A Room of One's Own

Manifestazioni


Non amo le manifestazioni di piazza. Non mi piace il tono, sempre troppo enfatico, e troppo urlato, per sovrastare i rumori di contorno, dei discorsi che vi si tengono. Capisco che siano un utile momento di aggregazione, che creino un senso di appartenenza e di condivisione di idee, e che siano un formidabile strumento  per dimostrare il sostegno popolare ad una causa o la forza dell’avversione a determinati progetti o iniziative, ma non riesco a farmi piacere i toni sempre un po’ demagogici che quasi inevitabilmente usa chi vi parla per esaltare l’entusiasmo dei partecipanti. E questo in generale, è il sentimento che mi ispira ogni manifestazione di piazza. Nel caso della manifestazione di sabato, poi, sentire affermazioni palesemente false accolte da una folla osannante ha ulteriormente aumentato il  senso di fastidiosa irritazione che generalmente provo in queste occasioni. In uno spezzone del discorso  dell’ex presidente del consiglio trasmesso dal tg l’ho sentito dichiarare di   volere una università che fornisce lauree di qualità che aprono le porte al mondo del lavoro.
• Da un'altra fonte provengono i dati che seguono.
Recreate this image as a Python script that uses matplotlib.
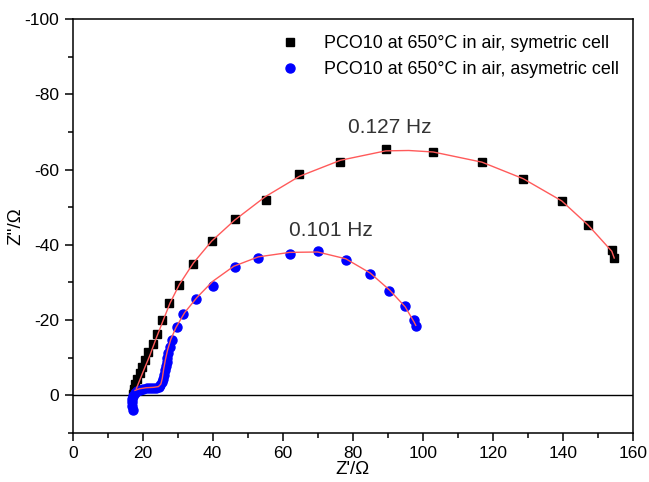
import matplotlib
matplotlib.use("Agg")
import matplotlib.pyplot as plt
from matplotlib.ticker import MultipleLocator

plt.rcParams['font.family'] = ['Liberation Sans', 'DejaVu Sans']
plt.rcParams['axes.unicode_minus'] = False

# celda simetrica (cuadros negros)
sym_re = [17.3, 17.4, 17.6, 17.9, 18.5, 19.2, 19.9, 20.7, 21.6, 22.9, 24.0, 25.6, 27.6, 30.4,
          34.4, 39.7, 46.3, 55.2, 64.7, 76.5, 89.4, 103.0, 116.9, 128.7, 139.7, 147.3,
          154.0, 154.7]
sym_im = [-0.2, -0.8, -1.6, -2.9, -4.2, -5.8, -7.4, -9.3, -11.5, -13.7, -16.4, -19.9, -24.6,
          -29.3, -34.8, -41.0, -47.0, -51.8, -58.9, -62.0, -65.4, -64.7, -62.0, -57.6, -51.7,
          -45.2, -38.6, -36.5]

# celda asimetrica (circulos azules)
asym_re = [17.3, 17.0, 16.9, 17.0, 17.3, 17.8, 18.5, 19.3, 20.2, 21.1, 22.0, 22.9, 23.8,
           24.6, 25.0, 25.4, 25.8, 26.1, 26.4, 26.6, 26.8, 27.0, 27.3, 27.8, 28.5, 29.7,
           31.6, 35.3, 40.2, 46.3, 52.9, 62.1, 70.2, 78.1, 84.9, 90.5, 95.0, 97.5, 98.1]
asym_im = [3.8, 2.9, 1.9, 1.0, 0.2, -0.5, -1.0, -1.3, -1.6, -1.8, -1.9, -2.0, -2.0,
           -2.1, -2.6, -3.4, -4.4, -5.5, -6.6, -7.7, -8.8, -10.0, -11.2, -12.8, -14.6, -18.2,
           -21.7, -25.6, -29.0, -34.1, -36.5, -37.7, -38.4, -36.1, -32.2, -27.7, -23.7, -19.9, -18.4]

# curvas de ajuste (rojo)
fit1_re = [18.2, 20.0, 22.0, 24.0, 25.8, 27.8, 30.5, 34.5, 39.7, 46.3, 55.0, 64.7, 76.5,
           89.4, 96.0, 103.0, 116.9, 128.7, 139.7, 147.3, 154.0, 154.7]
fit1_im = [-1.8, -6.0, -10.5, -15.5, -19.8, -24.5, -29.5, -35.2, -41.0, -46.6, -52.8, -58.2,
           -62.5, -65.0, -65.1, -64.7, -62.0, -57.6, -51.7, -45.2, -38.3, -36.5]
fit2_re = [17.8, 19.0, 21.0, 23.0, 24.5, 25.2, 25.6, 26.0, 26.5, 27.1, 28.0, 29.5, 32.0,
           35.5, 40.0, 46.0, 53.0, 62.0, 70.0, 78.0, 85.0, 90.5, 95.0, 97.5, 98.0]
fit2_im = [-1.3, -1.7, -2.0, -2.1, -2.3, -3.0, -4.5, -7.0, -9.5, -12.0, -14.8, -18.0, -22.0,
           -26.0, -30.3, -34.3, -36.8, -38.0, -38.1, -36.3, -32.5, -28.0, -23.5, -19.5, -18.6]

fig = plt.figure(figsize=(6.49, 4.82), dpi=100)
ax = fig.add_axes([0.112, 0.102, 0.863, 0.858])

ax.axhline(0, color='black', linewidth=1.0, zorder=1)
ax.plot(sym_re, sym_im, 's', color='black', markersize=6, label="PCO10 at 650°C in air, symetric cell", zorder=2)
ax.plot(asym_re, asym_im, 'o', color='#0000ff', markersize=6.5, label="PCO10 at 650°C in air, asymetric cell", zorder=2)
ax.plot(fit1_re, fit1_im, '-', color='#ff5a5a', linewidth=1.0, zorder=3)
ax.plot(fit2_re, fit2_im, '-', color='#ff5a5a', linewidth=1.0, zorder=3)

ax.text(90.6, -71.3, "0.127 Hz", fontsize=15, ha='center', va='center', color='#333333')
ax.text(73.8, -43.9, "0.101 Hz", fontsize=15, ha='center', va='center', color='#333333')

ax.set_xlim(0, 160)
ax.set_ylim(10, -100)
ax.xaxis.set_major_locator(MultipleLocator(20))
ax.xaxis.set_minor_locator(MultipleLocator(10))
ax.yaxis.set_major_locator(MultipleLocator(20))
ax.yaxis.set_minor_locator(MultipleLocator(10))
ax.tick_params(which='major', direction='out', length=6, width=1.1, labelsize=12.5)
ax.tick_params(which='minor', direction='out', length=3.5, width=1.1)
for s in ax.spines.values():
    s.set_linewidth(1.1)

ax.set_xlabel("Z'/Ω", fontsize=13.5, labelpad=0)
ax.set_ylabel("Z''/Ω", fontsize=13.5, labelpad=0)

ax.legend(loc='upper right', bbox_to_anchor=(0.975, 0.962), frameon=False, fontsize=12.9,
          borderpad=0, borderaxespad=0, handlelength=1.0, handletextpad=1.4,
          labelspacing=0.5, numpoints=1)

fig.savefig("out.png", dpi=100)
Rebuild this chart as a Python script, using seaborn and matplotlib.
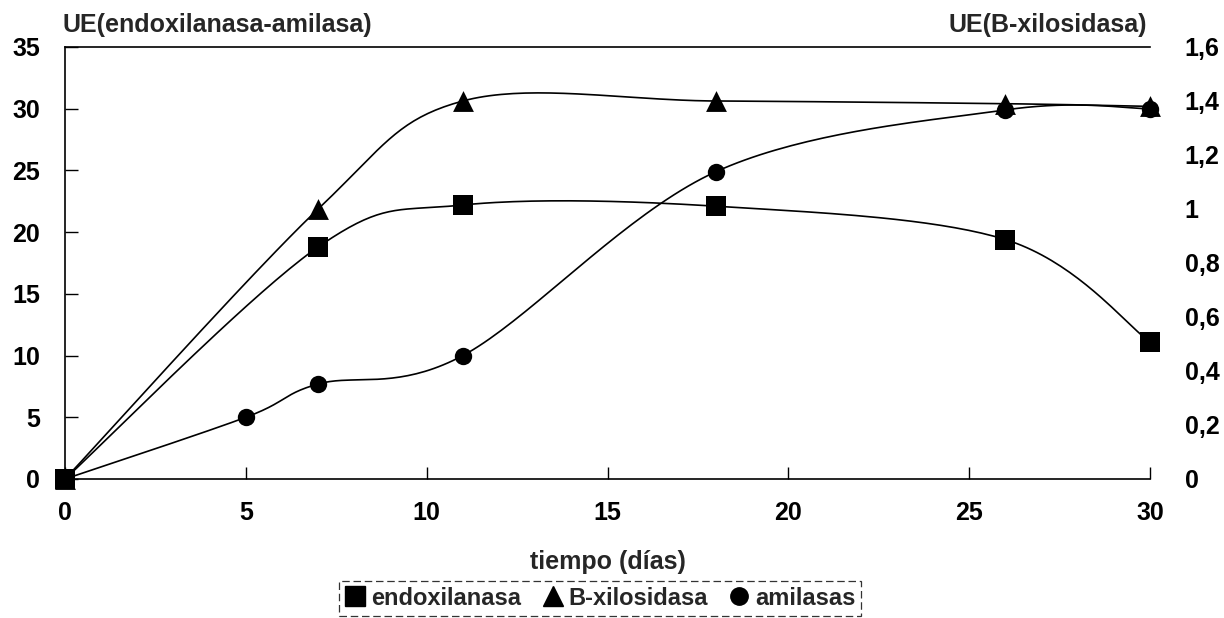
import numpy as np
import pandas as pd
import matplotlib
matplotlib.use("Agg")
import matplotlib.pyplot as plt
from matplotlib.lines import Line2D
from matplotlib.ticker import FixedLocator, FixedFormatter
import seaborn as sns

# ---------------- data ----------------
endo_days = [0, 7, 11, 18, 26, 30]
endoxilanasa = [0, 18.8, 22.2, 22.1, 19.4, 11.1]

bxil_days = [0, 7, 11, 18, 26, 30]
b_xilosidasa = [0, 1.0, 1.4, 1.4, 1.39, 1.38]

amil_days = [0, 5, 7, 11, 18, 26, 30]
amilasas = [0, 5.0, 7.7, 10.0, 24.9, 29.9, 30.0]

x_ticks = [0, 5, 10, 15, 20, 25, 30]
left_ticks = [0, 5, 10, 15, 20, 25, 30, 35]
right_ticks = [0, 0.2, 0.4, 0.6, 0.8, 1.0, 1.2, 1.4, 1.6]
right_tick_labels = ["0", "0,2", "0,4", "0,6", "0,8", "1", "1,2", "1,4", "1,6"]

series_names = ["endoxilanasa", "B-xilosidasa", "amilasas"]
left_title = "UE(endoxilanasa-amilasa)"
right_title = "UE(B-xilosidasa)"
x_title = "tiempo (días)"


def smooth(x, y, n=40):
    """Excel-like smoothed line: cubic Bezier with Catmull-Rom control points."""
    P = np.column_stack([x, y]).astype(float)
    m = len(P)
    out = [P[0]]
    t = np.linspace(0, 1, n)[1:, None]
    for i in range(m - 1):
        p0 = P[i - 1] if i > 0 else P[i]
        p1, p2 = P[i], P[i + 1]
        p3 = P[i + 2] if i + 2 < m else P[i + 1]
        c1 = p1 + (p2 - p0) / 6.0
        c2 = p2 - (p3 - p1) / 6.0
        seg = (1 - t) ** 3 * p1 + 3 * (1 - t) ** 2 * t * c1 + 3 * (1 - t) * t ** 2 * c2 + t ** 3 * p2
        out.extend(seg)
    arr = np.array(out)
    return pd.DataFrame({"x": arr[:, 0], "y": arr[:, 1]})


sns.set_style("white")
plt.rcParams["font.family"] = ["Liberation Sans", "DejaVu Sans"]
plt.rcParams["font.weight"] = "bold"

W, H = 1224, 618
fig = plt.figure(figsize=(W / 100, H / 100), dpi=100)
ax = fig.add_axes([65 / W, 1 - 479 / H, (1150 - 65) / W, (479 - 47) / H])
ax2 = ax.twinx()

lw = 1.2
# smoothed curves
for xs, ys, a in [(endo_days, endoxilanasa, ax), (amil_days, amilasas, ax), (bxil_days, b_xilosidasa, ax2)]:
    d = smooth(xs, ys)
    sns.lineplot(data=d, x="x", y="y", sort=False, estimator=None, ax=a,
                 color="black", linewidth=lw, legend=False)

# markers
sns.scatterplot(x=amil_days, y=amilasas, ax=ax, marker="o", s=12.5 ** 2,
                color="black", edgecolor="black", linewidth=0, zorder=4, legend=False, clip_on=False)
sns.scatterplot(x=bxil_days, y=b_xilosidasa, ax=ax2, marker="^", s=15 ** 2,
                color="black", edgecolor="black", linewidth=0, zorder=4, legend=False, clip_on=False)
sns.scatterplot(x=endo_days, y=endoxilanasa, ax=ax, marker="s", s=15 ** 2,
                color="black", edgecolor="black", linewidth=0, zorder=5, legend=False, clip_on=False)

# axes limits / ticks
ax.set_xlim(0, 30)
ax.set_ylim(0, 35)
ax2.set_ylim(0, 1.6)
ax.xaxis.set_major_locator(FixedLocator(x_ticks))
ax.yaxis.set_major_locator(FixedLocator(left_ticks))
ax2.yaxis.set_major_locator(FixedLocator(right_ticks))
ax2.yaxis.set_major_formatter(FixedFormatter(right_tick_labels))

ax.tick_params(axis="y", left=True, direction="in", length=9, width=1.0, labelsize=18, pad=18, colors="black")
ax.tick_params(axis="x", bottom=True, direction="in", length=9, width=1.0, labelsize=18, pad=16, colors="black")
ax2.tick_params(axis="y", right=True, length=0, labelsize=18, pad=25, colors="black")

for lab in ax.get_xticklabels() + ax.get_yticklabels() + ax2.get_yticklabels():
    lab.set_fontweight("bold")

ax.set_xlabel(x_title, fontsize=18, fontweight="bold", labelpad=18)
ax.set_ylabel("")
ax2.set_ylabel("")

for s in ["left", "bottom", "top"]:
    ax.spines[s].set_visible(True)
    ax.spines[s].set_color("black")
    ax.spines[s].set_linewidth(1.2)
ax.spines["right"].set_visible(False)
for s in ax2.spines.values():
    s.set_visible(False)

# axis titles
fig.text(63 / W, 1 - 25 / H, left_title, ha="left", va="center", fontsize=18, fontweight="bold")
fig.text(1147 / W, 1 - 25 / H, right_title, ha="right", va="center", fontsize=18, fontweight="bold")

# legend
handles = [
    Line2D([], [], linestyle="none", marker="s", markersize=15, color="black"),
    Line2D([], [], linestyle="none", marker="^", markersize=15, color="black"),
    Line2D([], [], linestyle="none", marker="o", markersize=12.5, color="black"),
]
leg = fig.legend(handles, series_names, loc="lower center", bbox_to_anchor=(600 / W, 0.0),
                 ncol=3, frameon=True, fancybox=False, edgecolor="black",
                 prop={"weight": "bold", "size": 17}, handlelength=0.9, handletextpad=0.2,
                 columnspacing=0.9, borderpad=0.25, borderaxespad=0.1)
leg.get_frame().set_linewidth(0.9)
leg.get_frame().set_linestyle((0, (6, 3)))

fig.savefig("out.png", dpi=100)
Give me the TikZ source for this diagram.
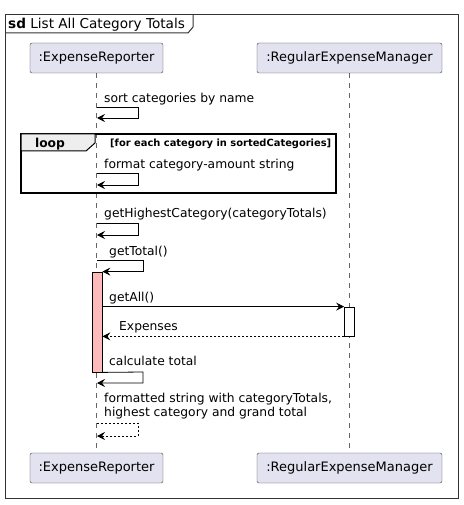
\documentclass[tikz,border=0pt]{standalone}
\usepackage{fontspec}
\setmainfont{DejaVu Sans}
\usetikzlibrary{arrows.meta}
\definecolor{partfill}{HTML}{E2E2F0}
\definecolor{actfill}{HTML}{FFBBBB}
\definecolor{tabfill}{HTML}{EEEEEE}
\tikzset{
	participant/.style={draw=black!75,fill=partfill,rounded corners=2pt,minimum height=30pt,inner sep=0pt,font=\fontsize{13}{16}\selectfont},
	lifeline/.style={draw=black!60,dash pattern=on 5pt off 5pt,line width=0.6pt},
	msg/.style={line width=0.8pt,-{Stealth[length=8pt,width=8pt,inset=3pt]}},
	reply/.style={msg,dash pattern=on 2pt off 2pt},
	msgtext/.style={anchor=base west,inner sep=0pt,font=\fontsize{12.3}{14}\selectfont},
	actbar/.style={draw,line width=0.8pt,minimum width=10pt,inner sep=0pt}
}
\begin{document}
\begin{tikzpicture}[x=1pt,y=-1pt]
					\useasboundingbox (0,0) rectangle (463,505);
					% outer frame and title tab
					\draw [line width=1pt,draw=black!80] (5,15) rectangle (458,498);
					\draw [line width=1pt,draw=black!80] (5,33) -- (188,33) -- (193,27) -- (193,15);
					\node [anchor=base west,inner sep=0pt,font=\fontsize{13.6}{16}\selectfont] (title) at (8,28.5) {\textbf{sd} List All Category Totals};
					% participants
					\node [participant,minimum width=133pt] (erTop) at (96.5,58) {:ExpenseReporter};
					\node [participant,minimum width=185pt] (rmTop) at (349.5,58) {:RegularExpenseManager};
					\node [participant,minimum width=133pt] (erBot) at (96.5,468) {:ExpenseReporter};
					\node [participant,minimum width=185pt] (rmBot) at (349.5,468) {:RegularExpenseManager};
					\draw [lifeline] (erTop) -- (erBot);
					\draw [lifeline] (rmTop) -- (rmBot);
					% loop frame
					\draw [line width=1.5pt] (21,134) rectangle (336,193);
					\draw [line width=1pt,fill=tabfill] (21,134) -- (95,134) -- (95,143) -- (86,151) -- (21,151) -- cycle;
					\node [anchor=base,inner sep=0pt,font=\bfseries\fontsize{12.3}{14}\selectfont] (loop) at (50,148) {loop};
					\node [anchor=base west,inner sep=0pt,font=\bfseries\fontsize{9.9}{12}\selectfont] (guard) at (110,146.5) {[for each category in sortedCategories]};
					% self messages
					\coordinate (m1) at (97,107);
					\coordinate (m1e) at (97,118);
					\node [msgtext] (t1) at (104,103) {sort categories by name};
					\draw [msg] (m1) -- (138,107) -- (138,118) -- (m1e);
					\coordinate (m2) at (97,173);
					\coordinate (m2e) at (97,185);
					\node [msgtext] (t2) at (104,168) {format category-amount string};
					\draw [msg] (m2) -- (138,173) -- (138,185) -- (m2e);
					\coordinate (m3) at (97,223);
					\coordinate (m3e) at (97,235);
					\node [msgtext] (t3) at (104,217) {getHighestCategory(categoryTotals)};
					\draw [msg] (m3) -- (138,223) -- (138,235) -- (m3e);
					% activations
					\node [actbar,fill=actfill,minimum height=100pt] (erAct) at (97,322) {};
					\node [actbar,fill=white,minimum height=29pt] (rmAct) at (349.5,321.5) {};
					\coordinate (m4) at (97,260);
					\node [msgtext] (t4) at (109,255) {getTotal()};
					\draw [msg] (m4) -- (143,260) |- (erAct.north east);
					\node [msgtext] (t5) at (109,301.5) {getAll()};
					\draw [msg] (erAct.east |- rmAct.north) -- (rmAct.north west);
					\node [msgtext] (t6) at (119,330.5) {Expenses};
					\draw [reply] (rmAct.south west) -- (erAct.east |- rmAct.south);
					\coordinate (m7e) at (97,383);
					\node [msgtext] (t7) at (109,365.5) {calculate total};
					\draw [msg] (erAct.south east) -- (143,372) |- (m7e);
					\coordinate (m8) at (97,423);
					\coordinate (m8e) at (97,436);
					\node [msgtext] (t8) at (104,402.5) {formatted string with categoryTotals,};
					\node [msgtext] (t9) at (104,416.5) {highest category and grand total};
					\draw [reply] (m8) -- (138,423) -- (138,436) -- (m8e);
				\end{tikzpicture}
\end{document}
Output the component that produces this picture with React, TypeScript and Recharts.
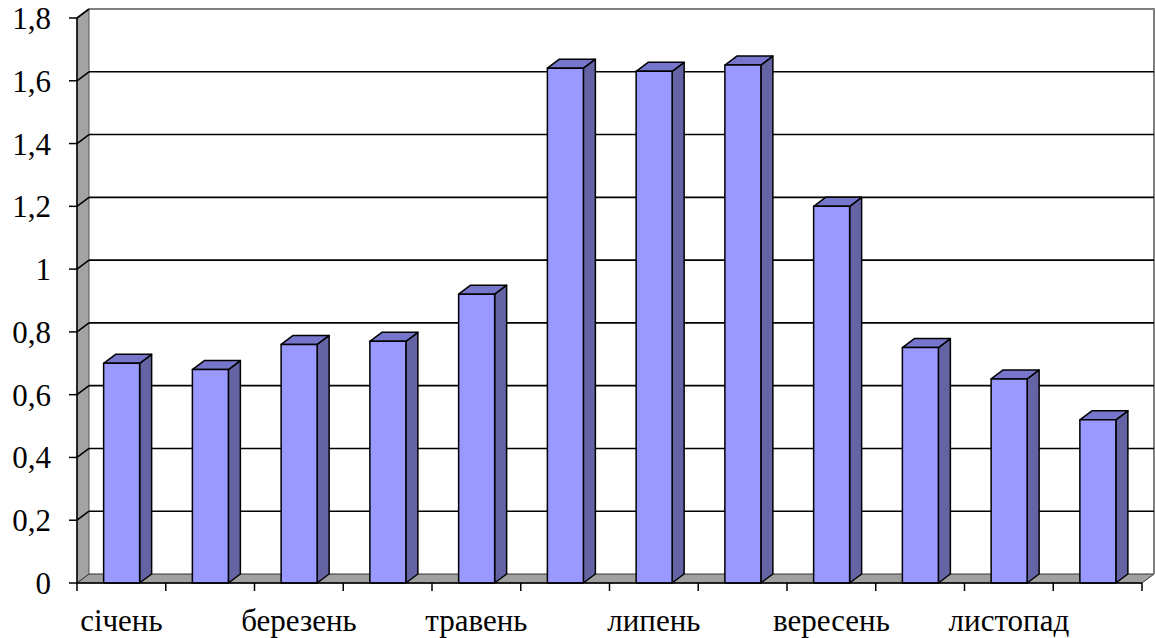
import React from "react"
import { Bar, BarChart, CartesianGrid, XAxis, YAxis } from "recharts"

const months = [
  "січень",
  "лютий",
  "березень",
  "квітень",
  "травень",
  "червень",
  "липень",
  "серпень",
  "вересень",
  "жовтень",
  "листопад",
  "грудень",
]

const values = [0.7, 0.68, 0.76, 0.77, 0.92, 1.64, 1.63, 1.65, 1.2, 0.75, 0.65, 0.52]

const yTicks = [0, 0.2, 0.4, 0.6, 0.8, 1, 1.2, 1.4, 1.6, 1.8]

const data = months.map((month, i) => ({ month, value: values[i] }))

// chart frame
const W = 1155
const H = 638
const MARGIN = { top: 18, right: 13, bottom: 0, left: 0 }
const Y_AXIS_W = 77
const X_AXIS_H = 55
const PLOT_W = W - MARGIN.left - MARGIN.right - Y_AXIS_W
const BAND = PLOT_W / months.length

// 3d depth offset
const DX = 12
const DY = 9

const FONT = "Liberation Serif, Times New Roman, DejaVu Serif, serif"

// side wall, floor and back wall outline
function Walls(props: any) {
  const { x1, y1, x2, index, y, height } = props
  const bottom = y + height
  if (Math.abs(y1 - bottom) > 1) return <g key={`w-${index}`} />
  const top = y
  return (
    <g key={`w-${index}`}>
      <rect x={x1 + DX} y={top - DY} width={x2 - x1} height={height} fill="#ffffff" />
      <polygon
        points={`${x1},${top} ${x1 + DX},${top - DY} ${x1 + DX},${bottom - DY} ${x1},${bottom}`}
        fill="#a3a3a3"
        stroke="#555"
        strokeWidth={1}
      />
      <polygon
        points={`${x1},${bottom} ${x1 + DX},${bottom - DY} ${x2 + DX},${bottom - DY} ${x2},${bottom}`}
        fill="#a0a0a0"
        stroke="#333"
        strokeWidth={1}
      />
      <polyline
        points={`${x1 + DX},${top - DY} ${x2 + DX},${top - DY} ${x2 + DX},${bottom - DY}`}
        fill="none"
        stroke="#808080"
        strokeWidth={2}
      />
    </g>
  )
}

// gridlines on the back wall, with the diagonal across the side wall
function BackGridLine(props: any) {
  const { x1, y1, x2, index, y, height } = props
  if (Math.abs(y1 - (y + height)) < 1) return <g key={`g-${index}`} />
  const isTop = Math.abs(y1 - y) < 1
  return (
    <g key={`g-${index}`}>
      <line x1={x1} y1={y1} x2={x1 + DX} y2={y1 - DY} stroke="#000" strokeWidth={1.6} />
      {!isTop && (
        <line x1={x1 + DX} y1={y1 - DY} x2={x2 + DX} y2={y1 - DY} stroke="#000" strokeWidth={1.6} />
      )}
    </g>
  )
}

function Bar3D(props: any) {
  const { x, y, width, height } = props
  if (height == null || height <= 0) return <g />
  const r = x + width
  const b = y + height
  return (
    <g stroke="#000" strokeWidth={1.5} strokeLinejoin="round">
      <polygon points={`${r},${y} ${r + DX},${y - DY} ${r + DX},${b - DY} ${r},${b}`} fill="#6464a4" />
      <polygon points={`${x},${y} ${x + DX},${y - DY} ${r + DX},${y - DY} ${r},${y}`} fill="#7676cc" />
      <rect x={x} y={y} width={width} height={height} fill="#9999ff" />
    </g>
  )
}

function MonthTick(props: any) {
  const { x, y, payload, index } = props
  const i = payload?.index ?? index
  const left = x - BAND / 2
  return (
    <g>
      <line x1={left} y1={y} x2={left} y2={y + 8} stroke="#000" strokeWidth={1.5} />
      {i === months.length - 1 && (
        <line x1={x + BAND / 2} y1={y} x2={x + BAND / 2} y2={y + 8} stroke="#000" strokeWidth={1.5} />
      )}
      {i % 2 === 0 && (
        <text x={x} y={y + 48} textAnchor="middle" style={{ fontFamily: FONT, fontSize: 31 }} fill="#000">
          {payload.value}
        </text>
      )}
    </g>
  )
}

function ValueTick(props: any) {
  const { x, y, payload } = props
  return (
    <text
      x={x}
      y={y}
      dy={11}
      textAnchor="end"
      style={{ fontFamily: FONT, fontSize: 31 }}
      fill="#000"
    >
      {String(payload.value).replace(".", ",")}
    </text>
  )
}

export default function App() {
  return (
    <div style={{ position: "absolute", left: 0, top: 0, background: "#fff" }}>
      <BarChart width={W} height={H} data={data} margin={MARGIN} barCategoryGap="30%">
        <CartesianGrid vertical={false} horizontal={(p: any) => Walls(p)} stroke="none" />
        <CartesianGrid vertical={false} horizontal={(p: any) => BackGridLine(p)} />
        <XAxis
          dataKey="month"
          height={X_AXIS_H}
          interval={0}
          tickLine={false}
          tickSize={0}
          tickMargin={0}
          axisLine={{ stroke: "#000", strokeWidth: 1.5 }}
          tick={(p: any) => <MonthTick {...p} />}
        />
        <YAxis
          width={Y_AXIS_W}
          domain={[0, 1.8]}
          ticks={yTicks}
          interval={0}
          tickSize={8}
          tickMargin={18}
          axisLine={{ stroke: "#000", strokeWidth: 1.5 }}
          tickLine={{ stroke: "#000", strokeWidth: 1.5 }}
          tick={(p: any) => <ValueTick {...p} />}
        />
        <Bar dataKey="value" isAnimationActive={false} shape={(p: any) => <Bar3D {...p} />} />
      </BarChart>
    </div>
  )
}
Non ho potuto evitare di chiedermi a chi dunque dobbiamo la situazione attuale, quale emerge da una recente ricerca dell’Isfol, in cui una larga percentuale di laureati che si sono immessi nel mondo del lavoro negli ultimi anni vivono una situazione di precari a vita. Li conosco dunque solo io i laureati che a trent’anni si barcamenano ancora tra uno stage e un contratto a progetto che non si sa ‘se’  e ‘come’ verrà rinnovato alla scadenza? E mi sono chiesta se nessuna delle migliaia di persone presenti nella piazza avesse in famiglia un lavoratore ‘a progetto’ e si sia resa conto della falsità di ciò che stava ascoltando. ‘Tu cosa proporresti?’ mi ha chiesto un amico. Non lo so, le proposte mi aspetto che le faccia chi si presenta chiedendo il mio voto per governare. E mi aspetto che siano proposte sensate e reali, non frasi ad effetto, pronunciate per fare scena.